Rogers has said Goddard’s firing was unrelated to his pro-marriage tweet, claiming that for “weeks” leading up to his termination, “it had become clear that he is not the right fit for our organization.”  Spokesman Dave Rashford said last May that Goddard is “aware of the reasons [for his termination] – which are well documented.”

But Goddard points out that he was fired within 24 hours of the tweet.  After Goddard sent his twee,t Rogers immediately distanced themselves from it, then called him in for a meeting within hours, which he could not attend because of family duties. Goddard says he was given a “ringing endorsement” by the network only a week before his dismissal.

He launched the human rights complaint against Rogers in June, contending that the case affects all Canadians with deeply-held religious views. The two parties have agreed to mediation and the hearing is set for May 4th at 902-110 Yonge Street in Toronto from 10:00 a.m. to 4:30 p.m.

“I have a feeling some not-so-nice things are going to come out of these proceedings,” Goddard said Monday. “For now, I’ll let people speculate.  But know this - I will be an open book when everything comes out in the open.”

Goddard’s controversial tweet was made in defense of NHL hockey agent Todd Reynolds, who had created a stir when he criticized then-New York Rangers hockey player Sean Avery for shooting a TV ad backing gay “marriage.”
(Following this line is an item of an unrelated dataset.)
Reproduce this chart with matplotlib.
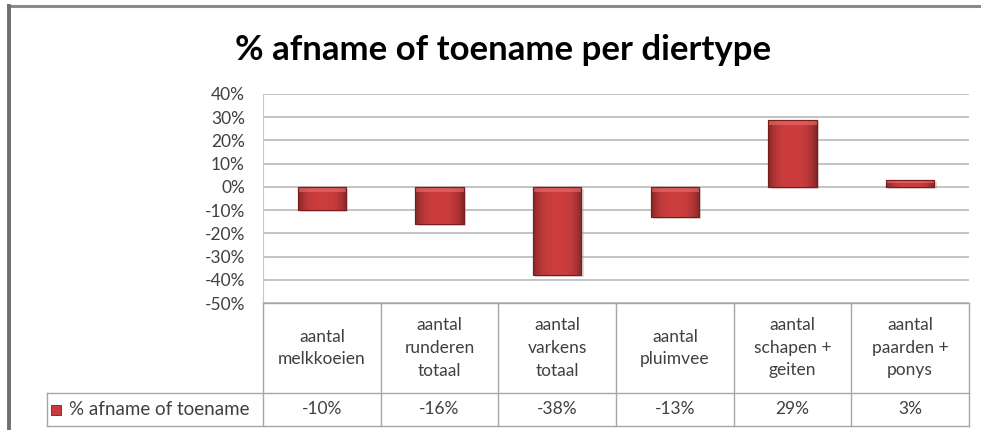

In the fall, Goddard became a spokesman for the U.S.-based Marriage Anti-Defamation Alliance, a project by the National Organization for Marriage that was founded by Maggie Gallagher to support pro-family citizens who face threats for expressing their views.

Goddard said Gallagher has been a “God-send.” “We are doing amazing things in changing the culture.  There are so many stories like mine.  Worse stories.  But we must continue the fight,” he urged.

“I pray the Holy Spirit will continue to guide me not only up to the May 4th hearing, but throughout my entire life as I focus on being the best father, husband… the best child of God, that I can be,” he said.

LifeSiteNews did not hear back from Rogers Sportsnet by press time.